**Short exercise:** Repeat the listing exactly as given, omitting every image.
[START OF Provided data]
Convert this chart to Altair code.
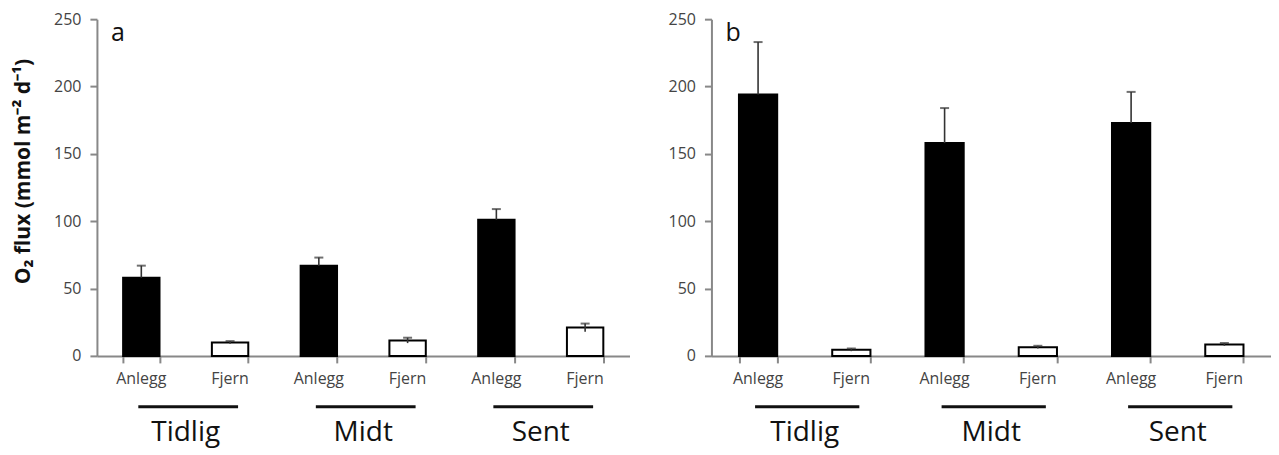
import altair as alt
import pandas as pd

# ---- data ----
periods = ["Tidlig", "Midt", "Sent"]
sites = ["Anlegg", "Fjern"]
panel_letters = ["a", "b"]
a_mean = [58, 10, 67, 11.5, 101, 21]
a_err = [9, 1, 6, 2, 8, 3]
b_mean = [194, 4.5, 158, 6.5, 173, 8.5]
b_err = [39, 1, 26, 1, 23, 1]
y_ticks = [0, 50, 100, 150, 200, 250]
y_title = "O₂ flux (mmol m⁻² d⁻¹)"

FONT = "Open Sans"
H = 337


def make_df(means, errs):
    rows = []
    i = 0
    for p in periods:
        for s in sites:
            m, e = means[i], errs[i]
            rows.append({"key": f"{p}|{s}", "period": p, "site": s,
                         "mean": m, "hi": m + e,
                         # lower whisker only shows inside the white bars
                         "lo": m if s == sites[0] else m - e})
            i += 1
    return pd.DataFrame(rows)


def panel(means, errs, letter, width, show_title):
    df = make_df(means, errs)
    order = list(df["key"])
    step = width / 6.0
    xscale = alt.Scale(domain=order, paddingInner=0.59, paddingOuter=0.295)
    xenc = alt.X("key:N", scale=xscale, sort=order,
                 axis=alt.Axis(title=None, labels=False, tickBand="extent", tickSize=7,
                               tickColor="#888", tickWidth=2, domainColor="#888", domainWidth=2))
    ykw = dict(values=y_ticks, grid=False, domainColor="#888", domainWidth=2,
               tickColor="#888", tickWidth=2, tickSize=7, labelPadding=9,
               labelFont=FONT, labelFontSize=16, labelColor="#444")
    if show_title:
        yaxis = alt.Axis(title=y_title, titleFont=FONT, titleFontSize=21, titleFontWeight="bold",
                         titleColor="#111", titlePadding=20, titleY=152, **ykw)
    else:
        yaxis = alt.Axis(title=None, **ykw)
    yscale = alt.Scale(domain=[0, 250], nice=False)
    base = alt.Chart(df)
    bars = base.mark_bar(stroke="black", strokeWidth=2).encode(
        x=xenc,
        y=alt.Y("mean:Q", scale=yscale, axis=yaxis),
        fill=alt.Fill("site:N", scale=alt.Scale(domain=sites, range=["#000000", "#ffffff"]), legend=None),
    )
    err = base.mark_rule(color="#333", strokeWidth=1.6).encode(
        x=alt.X("key:N", sort=order), y="lo:Q", y2="hi:Q")
    cap_hi = base.mark_tick(color="#333", thickness=2, size=9).encode(
        x=alt.X("key:N", sort=order), y="hi:Q")
    site_lbl = base.mark_text(font=FONT, fontSize=16, color="#444", baseline="alphabetic").encode(
        x=alt.X("key:N", sort=order), y=alt.value(H + 28), text="site:N")
    gdf = df[df["site"] == sites[0]].copy()
    gdf["key2"] = list(df[df["site"] == sites[1]]["key"])
    gbase = alt.Chart(gdf)
    glines = gbase.mark_rule(color="#111", strokeWidth=3, xOffset=-3, x2Offset=8).encode(
        x=alt.X("key:N", sort=order), x2="key2:N", y=alt.value(H + 51))
    gtext = gbase.mark_text(font=FONT, fontSize=28, color="#111", baseline="alphabetic",
                            dx=step / 2).encode(
        x=alt.X("key:N", sort=order), y=alt.value(H + 85), text="period:N")
    let = alt.Chart(pd.DataFrame({"letter": [letter]})).mark_text(
        font=FONT, fontSize=25, color="#111", align="left", baseline="alphabetic").encode(
        x=alt.value(14), y=alt.value(22), text="letter:N")
    return alt.layer(bars, err, cap_hi, site_lbl, glines, gtext, let).properties(
        width=width, height=H)


pa = panel(a_mean, a_err, panel_letters[0], 533, True)
pb = panel(b_mean, b_err, panel_letters[1], 560, False)

chart = alt.hconcat(pa, pb, spacing=38).properties(
    padding={"left": 4, "top": 3, "right": 0, "bottom": 2},
    background="white",
).configure_view(stroke=None)

chart.save("out.html", embed_options={"renderer": "svg", "actions": False})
[END OF Provided data]
**Task result:**
Convert this chart to Altair code.
import altair as alt
import pandas as pd

# ---- data ----
periods = ["Tidlig", "Midt", "Sent"]
sites = ["Anlegg", "Fjern"]
panel_letters = ["a", "b"]
a_mean = [58, 10, 67, 11.5, 101, 21]
a_err = [9, 1, 6, 2, 8, 3]
b_mean = [194, 4.5, 158, 6.5, 173, 8.5]
b_err = [39, 1, 26, 1, 23, 1]
y_ticks = [0, 50, 100, 150, 200, 250]
y_title = "O₂ flux (mmol m⁻² d⁻¹)"

FONT = "Open Sans"
H = 337


def make_df(means, errs):
    rows = []
    i = 0
    for p in periods:
        for s in sites:
            m, e = means[i], errs[i]
            rows.append({"key": f"{p}|{s}", "period": p, "site": s,
                         "mean": m, "hi": m + e,
                         # lower whisker only shows inside the white bars
                         "lo": m if s == sites[0] else m - e})
            i += 1
    return pd.DataFrame(rows)


def panel(means, errs, letter, width, show_title):
    df = make_df(means, errs)
    order = list(df["key"])
    step = width / 6.0
    xscale = alt.Scale(domain=order, paddingInner=0.59, paddingOuter=0.295)
    xenc = alt.X("key:N", scale=xscale, sort=order,
                 axis=alt.Axis(title=None, labels=False, tickBand="extent", tickSize=7,
                               tickColor="#888", tickWidth=2, domainColor="#888", domainWidth=2))
    ykw = dict(values=y_ticks, grid=False, domainColor="#888", domainWidth=2,
               tickColor="#888", tickWidth=2, tickSize=7, labelPadding=9,
               labelFont=FONT, labelFontSize=16, labelColor="#444")
    if show_title:
        yaxis = alt.Axis(title=y_title, titleFont=FONT, titleFontSize=21, titleFontWeight="bold",
                         titleColor="#111", titlePadding=20, titleY=152, **ykw)
    else:
        yaxis = alt.Axis(title=None, **ykw)
    yscale = alt.Scale(domain=[0, 250], nice=False)
    base = alt.Chart(df)
    bars = base.mark_bar(stroke="black", strokeWidth=2).encode(
        x=xenc,
        y=alt.Y("mean:Q", scale=yscale, axis=yaxis),
        fill=alt.Fill("site:N", scale=alt.Scale(domain=sites, range=["#000000", "#ffffff"]), legend=None),
    )
    err = base.mark_rule(color="#333", strokeWidth=1.6).encode(
        x=alt.X("key:N", sort=order), y="lo:Q", y2="hi:Q")
    cap_hi = base.mark_tick(color="#333", thickness=2, size=9).encode(
        x=alt.X("key:N", sort=order), y="hi:Q")
    site_lbl = base.mark_text(font=FONT, fontSize=16, color="#444", baseline="alphabetic").encode(
        x=alt.X("key:N", sort=order), y=alt.value(H + 28), text="site:N")
    gdf = df[df["site"] == sites[0]].copy()
    gdf["key2"] = list(df[df["site"] == sites[1]]["key"])
    gbase = alt.Chart(gdf)
    glines = gbase.mark_rule(color="#111", strokeWidth=3, xOffset=-3, x2Offset=8).encode(
        x=alt.X("key:N", sort=order), x2="key2:N", y=alt.value(H + 51))
    gtext = gbase.mark_text(font=FONT, fontSize=28, color="#111", baseline="alphabetic",
                            dx=step / 2).encode(
        x=alt.X("key:N", sort=order), y=alt.value(H + 85), text="period:N")
    let = alt.Chart(pd.DataFrame({"letter": [letter]})).mark_text(
        font=FONT, fontSize=25, color="#111", align="left", baseline="alphabetic").encode(
        x=alt.value(14), y=alt.value(22), text="letter:N")
    return alt.layer(bars, err, cap_hi, site_lbl, glines, gtext, let).properties(
        width=width, height=H)


pa = panel(a_mean, a_err, panel_letters[0], 533, True)
pb = panel(b_mean, b_err, panel_letters[1], 560, False)

chart = alt.hconcat(pa, pb, spacing=38).properties(
    padding={"left": 4, "top": 3, "right": 0, "bottom": 2},
    background="white",
).configure_view(stroke=None)

chart.save("out.html", embed_options={"renderer": "svg", "actions": False})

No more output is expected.